Evet, 1 Mayıs resmi tatili ile birlikte bayram olarak kabul edildi. Her ne kadar Vali “her an vazgeçebilirim” dese de, Taksim de kutlama yapılabiliyor. Bu kazanımlara sevinmek mi, son yıllarda gittikçe yükselen işçi ölümleri dolayısı ile içinden geçtiğimiz dönemi doğru okumaya çalışmak mı? Sizce önceliğimiz ne olmalı? Bu ikisi bir birinin alternatifi değil elbette. Ama bazılarımız işin esasını görmeyip sadece 1 Mayıs mitinglerine odaklandığı ve buradan zafer havası yaratmaya çalıştığı sürece bu tartışmayı yapmak zorunda kalacağız.
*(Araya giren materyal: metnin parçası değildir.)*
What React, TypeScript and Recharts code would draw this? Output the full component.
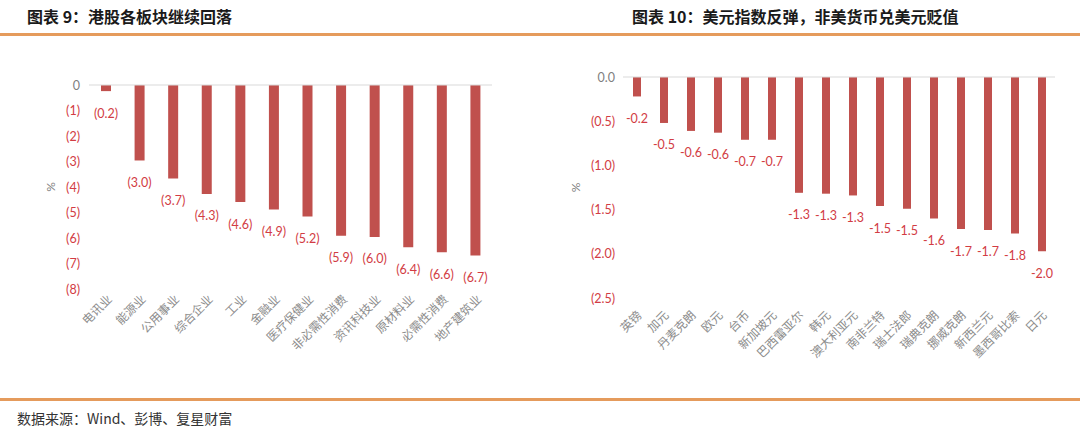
import React from "react";
import { BarChart, Bar, XAxis, YAxis, ReferenceLine, LabelList } from "recharts";

const sectors = ["电讯业", "能源业", "公用事业", "综合企业", "工业", "金融业", "医疗保健业", "非必需性消费", "资讯科技业", "原材料业", "必需性消费", "地产建筑业"];
const sectorValues = [-0.24, -2.96, -3.67, -4.27, -4.59, -4.88, -5.16, -5.91, -5.96, -6.36, -6.56, -6.69];
const sectorTicks = [0, -1, -2, -3, -4, -5, -6, -7, -8];

const currencies = ["英镑", "加元", "丹麦克朗", "欧元", "台币", "新加坡元", "巴西雷亚尔", "韩元", "澳大利亚元", "南非兰特", "瑞士法郎", "瑞典克朗", "挪威克朗", "新西兰元", "墨西哥比索", "日元"];
const currencyValues = [-0.22, -0.52, -0.61, -0.63, -0.71, -0.71, -1.31, -1.32, -1.34, -1.46, -1.49, -1.6, -1.72, -1.73, -1.77, -1.97];
const currencyTicks = [0, -0.5, -1, -1.5, -2, -2.5];

const leftTitle = "图表 9：港股各板块继续回落";
const rightTitle = "图表 10：美元指数反弹，非美货币兑美元贬值";
const sourceText = "数据来源：Wind、彭博、复星财富";

const leftData = sectors.map((name, i) => ({ name, value: sectorValues[i] }));
const rightData = currencies.map((name, i) => ({ name, value: currencyValues[i] }));

const BAR = "#C0504D";
const RED_TEXT = "#D23C44";
const GREY = "#7F7F7F";
const NUM_FONT = "Lato, 'Open Sans', sans-serif";
const CJK = "'Noto Sans CJK SC', sans-serif";

const makeYTick = (fmt: (v: number) => string, dx: number) => (props: any) => {
  const { x, y, payload } = props;
  const v = payload.value as number;
  return (
    <text x={x + dx} y={y} textAnchor="end" dominantBaseline="central" fontSize={12.5} fontFamily={NUM_FONT} fill={v === 0 ? GREY : RED_TEXT}>
      {fmt(v)}
    </text>
  );
};

const makeXTick = (dx: number, dy: number) => (props: any) => {
  const { x, y, payload } = props;
  return (
    <g transform={`translate(${x + dx},${y + dy})`}>
      <text x={0} y={0} textAnchor="end" transform="rotate(-45)" fontSize={12} fontFamily={CJK} fill="#8C8C8C">
        {payload.value}
      </text>
    </g>
  );
};

const makeBarLabel = (fmt: (v: number) => string) => (props: any) => {
  const { x, y, width, height, value } = props;
  const end = Math.max(y, y + height);
  return (
    <text x={x + width / 2} y={end + 22} textAnchor="middle" dominantBaseline="central" fontSize={12.5} fontFamily={NUM_FONT} fill={RED_TEXT}>
      {fmt(value)}
    </text>
  );
};

const leftFmtTick = (v: number) => (v === 0 ? "0" : `(${Math.abs(v)})`);
const rightFmtTick = (v: number) => (v === 0 ? "0.0" : `(${Math.abs(v).toFixed(1)})`);
const leftFmtLabel = (v: number) => `(${Math.abs(v).toFixed(1)})`;
const rightFmtLabel = (v: number) => v.toFixed(1);

const PercentLabel = (xPos: number) => (props: any) => {
  const { viewBox } = props;
  const cy = viewBox.y + viewBox.height / 2;
  return (
    <text x={xPos} y={cy} textAnchor="middle" dominantBaseline="central" transform={`rotate(-90, ${xPos}, ${cy})`} fontSize={12} fontFamily={NUM_FONT} fill={GREY}>
      %
    </text>
  );
};

export default function App() {
  return (
    <div style={{ position: "absolute", left: 0, top: 0, width: 1080, height: 432, background: "#fff", overflow: "hidden" }}>
      <div style={{ position: "absolute", left: 27, top: 4, fontFamily: CJK, fontWeight: 700, fontSize: 16, color: "#1a1a1a", whiteSpace: "nowrap" }}>{leftTitle}</div>
      <div style={{ position: "absolute", left: 632, top: 4, fontFamily: CJK, fontWeight: 700, fontSize: 16, color: "#1a1a1a", whiteSpace: "nowrap" }}>{rightTitle}</div>
      <div style={{ position: "absolute", left: 0, top: 33, width: 1080, height: 3, background: "#E59B5C" }} />
      <div style={{ position: "absolute", left: 0, top: 398, width: 1080, height: 3, background: "#E59B5C" }} />
      <div style={{ position: "absolute", left: 17, top: 408, fontFamily: CJK, fontSize: 14, color: "#333", whiteSpace: "nowrap" }}>{sourceText}</div>

      <div style={{ position: "absolute", left: 0, top: 0 }}>
        <BarChart width={540} height={400} data={leftData} margin={{ top: 85, right: 48, left: 29, bottom: 31 }} barSize={10}>
          <XAxis dataKey="name" axisLine={false} tickLine={false} interval={0} height={80} tick={makeXTick(7, 3)} />
          <YAxis domain={[-8, 0]} ticks={sectorTicks} axisLine={false} tickLine={false} width={60} tick={makeYTick(leftFmtTick, -1)} label={PercentLabel(50)} />
          <ReferenceLine y={0} stroke="#D9D9D9" strokeWidth={1} />
          <Bar dataKey="value" fill={BAR} isAnimationActive={false}>
            <LabelList dataKey="value" content={makeBarLabel(leftFmtLabel)} />
          </Bar>
        </BarChart>
      </div>

      <div style={{ position: "absolute", left: 540, top: 0 }}>
        <BarChart width={540} height={400} data={rightData} margin={{ top: 77, right: 25, left: 23, bottom: 22 }} barSize={8}>
          <XAxis dataKey="name" axisLine={false} tickLine={false} interval={0} height={80} tick={makeXTick(6, 10)} />
          <YAxis domain={[-2.5, 0]} ticks={currencyTicks} axisLine={false} tickLine={false} width={60} tick={makeYTick(rightFmtTick, 0)} label={PercentLabel(35)} />
          <ReferenceLine y={0} stroke="#D9D9D9" strokeWidth={1} />
          <Bar dataKey="value" fill={BAR} isAnimationActive={false}>
            <LabelList dataKey="value" content={makeBarLabel(rightFmtLabel)} />
          </Bar>
        </BarChart>
      </div>
    </div>
  );
}
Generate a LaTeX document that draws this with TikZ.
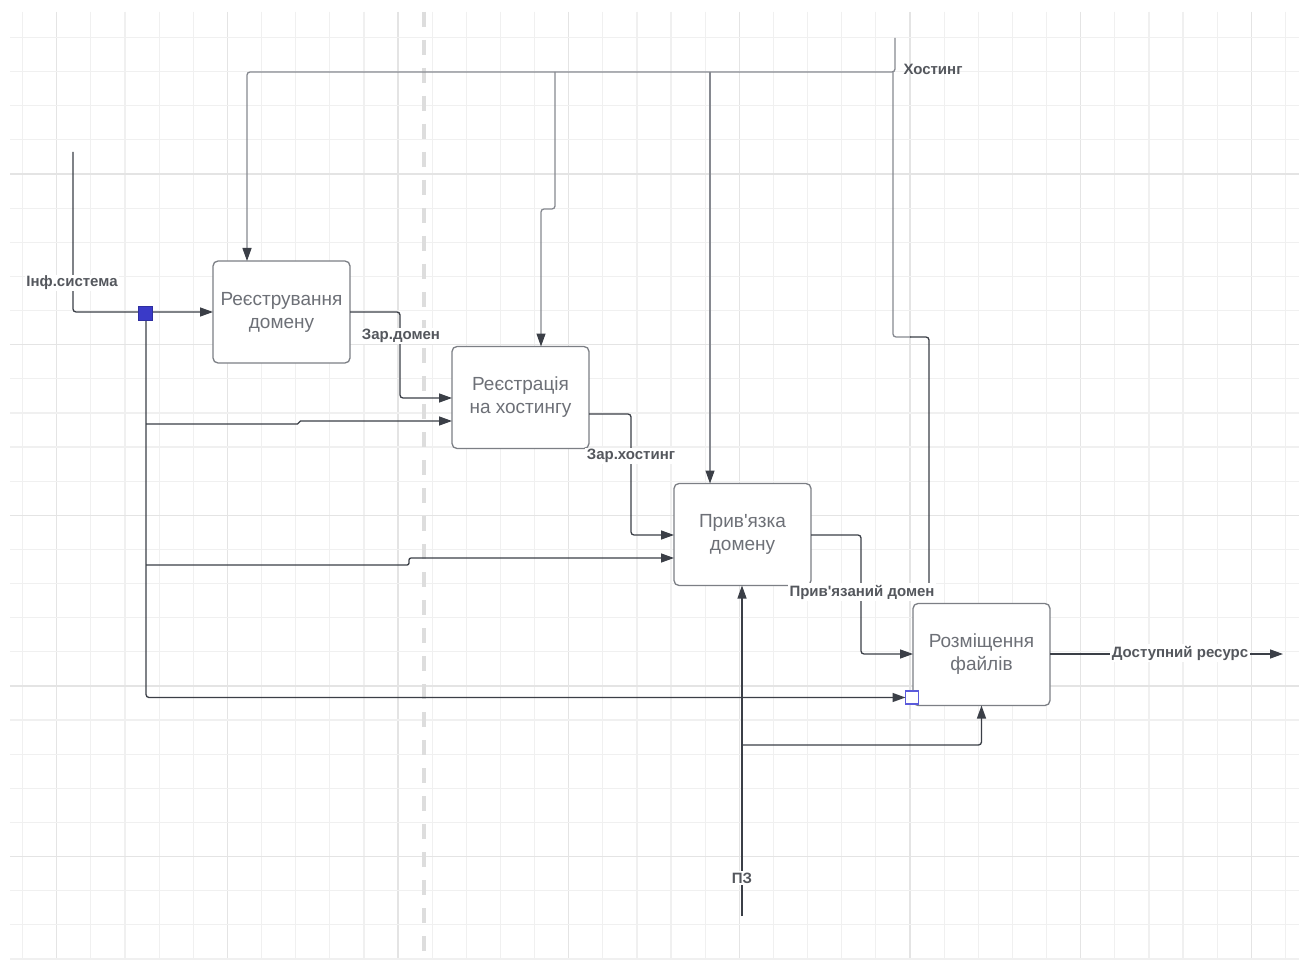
\documentclass[tikz,border=0pt]{standalone}
\usepackage{fontspec}
\setmainfont{Liberation Sans}
\usetikzlibrary{arrows.meta}
\definecolor{wirec}{HTML}{3B3F47}
\definecolor{hostc}{HTML}{868990}
\definecolor{boxline}{HTML}{7C7F85}
\definecolor{boxtext}{HTML}{6D7077}
\definecolor{lblc}{HTML}{54575D}
\definecolor{gridminor}{HTML}{F0F0F0}
\definecolor{gridmajor}{HTML}{E4E4E4}
\definecolor{dashc}{HTML}{DDDDDD}
\definecolor{pinc}{HTML}{3A3AC8}
\definecolor{pinopenc}{HTML}{5B5BDB}
\tikzset{
  func/.style={draw=boxline, line width=1.3pt, rounded corners=5pt, fill=white,
    minimum width=137pt, minimum height=102pt, inner sep=0pt, outer sep=0pt,
    align=center, text=boxtext, font=\fontsize{19}{23}\selectfont},
  wire/.style={draw=wirec, line width=1.3pt, rounded corners=3pt},
  hwire/.style={draw=hostc, line width=1.3pt, rounded corners=3pt},
  tip/.style={-{Triangle[length=13pt,width=9pt,color=wirec]}},
  lab/.style={text=lblc, font=\fontsize{15}{17}\selectfont\bfseries, inner sep=1.5pt, fill=white},
  pinfull/.style={draw=pinc!80!black, fill=pinc, minimum size=14pt, inner sep=0pt, outer sep=0pt, line width=0.8pt},
  pinopen/.style={draw=pinopenc, fill=white, minimum size=13pt, inner sep=0pt, outer sep=0pt, line width=1.4pt},
}
\begin{document}
\begin{tikzpicture}[x=1pt,y=-1pt]
\useasboundingbox (0,0) rectangle (1299,960);
\fill[white] (0,0) rectangle (1299,960);
% background grid, every fifth line a little darker
\foreach \k in {0,...,37}{
  \pgfmathsetmacro\gx{22.6+34.13*\k}
  \pgfmathtruncatemacro\m{mod(\k,5)}
  \ifnum\m=1
    \draw[gridmajor, line width=1.3pt] (\gx,12) -- (\gx,960);
  \else
    \draw[gridminor, line width=1.2pt] (\gx,12) -- (\gx,960);
  \fi
}
\foreach \k in {1,...,28}{
  \pgfmathsetmacro\gy{3.35+34.13*\k}
  \pgfmathtruncatemacro\m{mod(\k,5)}
  \ifnum\m=0
    \draw[gridmajor, line width=1.3pt] (10,\gy) -- (1299,\gy);
  \else
    \draw[gridminor, line width=1.2pt] (10,\gy) -- (1299,\gy);
  \fi
}
\draw[dashc, line width=4pt, dash pattern=on 15pt off 13pt] (424,12) -- (424,960);

% function blocks
\node[func] (b1) at (281.5,312) {Реєстрування\\домену};
\node[func] (b2) at (520.5,397.5) {Реєстрація\\на хостингу};
\node[func] (b3) at (742.5,534.5) {Прив\textquotesingle язка\\домену};
\node[func] (b4) at (981.5,654.5) {Розміщення\\файлів};

% free ends and junctions
\coordinate (infin) at (73,152);
\coordinate (hostin) at (895,38);
\coordinate (pzin) at (742,916);
\coordinate (outend) at (1283,654);

% control: hosting
\draw[hwire,tip] (hostin) -- (895,72) -- (247,72) -- (b1.north -| 247,0);
\draw[hwire,tip] (555,72) -- (555,209) -- (541,209) -- (b2.north -| 541,0);
\draw[hwire,tip] (710,72) -- (b3.north -| 710,0);
\draw[hwire] (893,72) -- (893,337) -- (911,337);
\draw[wire] (910,337) -- (929,337) -- (929,592);

% input: information system
\draw[wire,tip] (infin) |- (b1.west);
\node[pinopen] (joint) at (912,697.5) {};
\draw[wire,tip] (146,312) |- (joint.west);
\draw[wire,tip,rounded corners=1.5pt] (146,424) -- (299,424) -- (299,421) -- (b2.west |- 0,421);
\draw[wire,tip,rounded corners=2pt] (146,565) -- (409,565) -- (409,558) -- (b3.west |- 0,558);
\node[pinfull] (split) at (145,313) {};

% outputs passed along the chain
\draw[wire,tip] (b1.east) -- (400,312) -- (400,398) -- (b2.west |- 0,398);
\draw[wire,tip] (b2.east |- 0,414) -- (631,414) -- (631,535) -- (b3.west |- 0,535);
\draw[wire,tip] (b3.east |- 0,535) -- (861,535) -- (861,654) -- (b4.west |- 0,654);
\draw[wire,tip] (b4.east |- 0,654) -- (outend);

% mechanism: software
\draw[wire,tip] (pzin) -- (pzin |- b3.south);
\draw[wire,tip] (pzin |- 0,745) -| (b4.south);

% labels
\node[lab] (linf) at (72,283) {Інф.система};
\node[lab] (ldom) at (401,336) {Зар.домен};
\node[lab] (lhost) at (631,456) {Зар.хостинг};
\node[lab] (lbound) at (862,592) {Прив\textquotesingle язаний домен};
\node[lab] (lres) at (1180,653) {Доступний ресурс};
\node[lab] (lpz) at (742,878) {ПЗ};
\node[lab, fill=none] (lhosting) at (933,69) {Хостинг};
\end{tikzpicture}
\end{document}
1 Mayısı anlamından ve bağlamından koparıp sadece bir gövde gösterisi boyutuna indirgemek son yılların meşhur göz boyamaya dayalı değişim oyununa ortak olmaktır. Düşünün ki bir şehirde aynı gün yaşanan patlama dolayısı ile iki işçi hayatını kaybediyor ama o ilin Valisi “Taksim anıtı” ile ilgili hassasiyetini önceleyen bir açıklama ile kutlamaları düzenleyen sendikaları uyarabiliyor. Ve bu duruma itiraz bile edemeyen örgütlenmeleri de biz “emek örgütü”, “sendika” gibi görebiliyoruz. Cezaevleri sendika temsilcileri ile dolu ama parlamentodaki sendikacı vekiller bunu kendilerini dert etmiyor en azından bu doğrultuda bırakın fırtınalar koparacak hummalı bir çaba içinde olmayı, iki çift laf etme tenezzülünde bulunmuyorlar.
Parlamento böyle sendikacılarla, emek mücadelesinden gelen siyasetçilerle dolsa ne olur? Bu emeği ile geçinenlere ne getirir, oyalanmadan başka?
Emek sömürüsü gün geçtikçe kurumlaşır ve emek örgütlenmesi zayıflarken, sadece miting düzenlemeye endeksli bir sendikal mücadele masaya yatırılmadan ne işçi ölümlerine caydırıcı bir tepki konabilir, ne de sınıfa, özgürlüğe, eşitliğe dair söylenecek sözlerin inandırıcılığı olabilir.
Sendikacılar komik iddianamelerle sabaha karşı evlerinden alınabiliyorsa bunun sebebini sadece siyasal iktidarın gücünde ya da hukuk tanımazlığında değil, muhalefet dinamiklerinin yozlaşma ve aymazlığında da aramak gerekmez mi?
Her mesajı “hayra yorup” beklenti içinde davranma eğilimine girme alışkanlığımız, sadece 1 Mayıs konusunda değil, yeni anayasa yazımından, çatışmalı ortamın sonlandırılmasına, askeri vesayetin ortadan kaldırılmasından, genel demokratikleşme iddiaların kadar her alanda kendini hissettiriyor.
Yeniden 1 Mayıs kutlamalarına dönelim. Atılan sembolik adımları bile abartarak işin esasına dair hükme çevirme eğilimi ne kadar sorunlu ise, “1 Mayıs kutlanacaksa onu da ancak biz ve bizim gibi düşünenler kutlayabilir” anlamına gelecek tutumlar da bir o kadar sorunludur. Kendisini antikapitalist Müslümanlar biçiminde tarif eden gençlerin Taksime katılım çağrısını yadırgayan hatta sorgulama hakkını kendinde görenlerin psikolojisi bunu çok net yansıtmaktadır.
1 Mayıs’ı şova çeviren sendika ağası ve siyasetçilerden rahatsızlık duymayıp, bir grup gencin “biz tercih etmesek de” kendini ifade etme biçimine tahammülü olmayanlar, aslında içinde bulunduğumuz durumun içler acısı fotoğrafını ortaya koymaya yetiyorlar.
Valinin “taksim anıtı” hassasiyeti ile devrimciliği, işçi hakları savunuculuğunu kaba pozitivist aydınlanmacılığa endeksleyenlerin hassasiyetleri ne kadar birbirine benziyor. Ulusalcı sendromların güya sol söylemlerle süslenmesi ile sağ muhafazakâr kılığa girmesi çok şey değiştirmiyor. Korkuları aynı ve ikisi de asıl kayıplarımızı görmeyi engelliyor.